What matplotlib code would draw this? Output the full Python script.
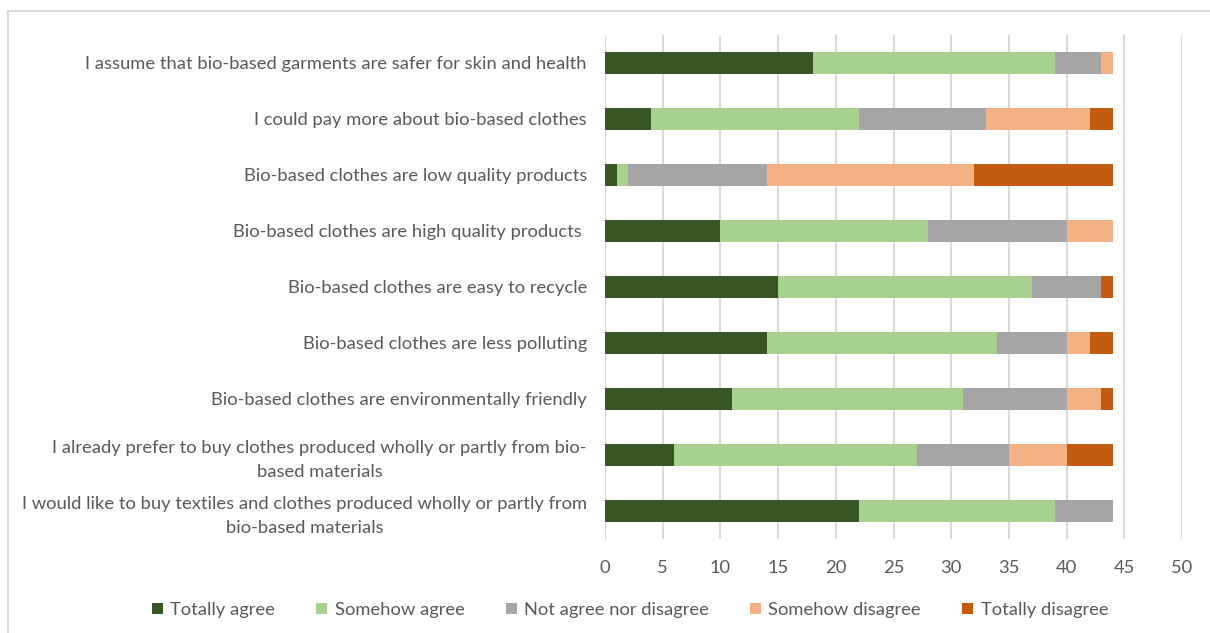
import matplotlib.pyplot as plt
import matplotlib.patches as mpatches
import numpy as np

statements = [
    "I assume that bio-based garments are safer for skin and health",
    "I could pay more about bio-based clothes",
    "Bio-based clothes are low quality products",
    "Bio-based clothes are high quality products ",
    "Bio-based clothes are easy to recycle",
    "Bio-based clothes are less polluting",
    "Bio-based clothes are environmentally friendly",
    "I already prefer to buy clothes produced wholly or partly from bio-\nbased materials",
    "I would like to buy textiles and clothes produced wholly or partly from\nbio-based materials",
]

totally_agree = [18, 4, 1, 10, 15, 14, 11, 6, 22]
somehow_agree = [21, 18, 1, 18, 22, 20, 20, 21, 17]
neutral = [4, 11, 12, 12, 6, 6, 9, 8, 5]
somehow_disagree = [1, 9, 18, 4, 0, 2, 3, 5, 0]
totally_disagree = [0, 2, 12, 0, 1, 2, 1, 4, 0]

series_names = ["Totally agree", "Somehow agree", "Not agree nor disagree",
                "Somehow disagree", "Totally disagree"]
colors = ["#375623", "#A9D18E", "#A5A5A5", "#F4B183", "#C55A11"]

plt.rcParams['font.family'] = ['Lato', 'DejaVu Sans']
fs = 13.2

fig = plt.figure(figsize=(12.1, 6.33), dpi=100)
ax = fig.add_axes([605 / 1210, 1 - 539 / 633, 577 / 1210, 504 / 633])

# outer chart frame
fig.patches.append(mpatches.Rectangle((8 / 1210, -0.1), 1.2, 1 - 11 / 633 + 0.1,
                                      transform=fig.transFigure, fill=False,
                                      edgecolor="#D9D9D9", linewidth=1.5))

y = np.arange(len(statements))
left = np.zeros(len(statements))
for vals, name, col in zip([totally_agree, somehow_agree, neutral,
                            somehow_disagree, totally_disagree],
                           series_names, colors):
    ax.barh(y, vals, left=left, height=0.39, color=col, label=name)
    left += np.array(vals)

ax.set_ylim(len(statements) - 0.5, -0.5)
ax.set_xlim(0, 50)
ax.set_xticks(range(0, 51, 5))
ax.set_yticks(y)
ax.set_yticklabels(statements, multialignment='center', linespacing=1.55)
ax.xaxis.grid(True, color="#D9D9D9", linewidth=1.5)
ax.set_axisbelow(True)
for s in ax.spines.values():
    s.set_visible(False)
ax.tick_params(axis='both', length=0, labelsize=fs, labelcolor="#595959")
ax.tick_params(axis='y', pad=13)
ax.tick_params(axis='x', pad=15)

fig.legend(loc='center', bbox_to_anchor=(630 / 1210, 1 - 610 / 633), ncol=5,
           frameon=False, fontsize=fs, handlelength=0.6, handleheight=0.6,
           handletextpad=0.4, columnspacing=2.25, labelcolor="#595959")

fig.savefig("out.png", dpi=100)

====================

Goal >>
Write out nothing but the lines from the start of the data through the line with "import numpy as np". Leave out the pictures.

Written answer >>
What matplotlib code would draw this? Output the full Python script.
import matplotlib.pyplot as plt
import matplotlib.patches as mpatches
import numpy as np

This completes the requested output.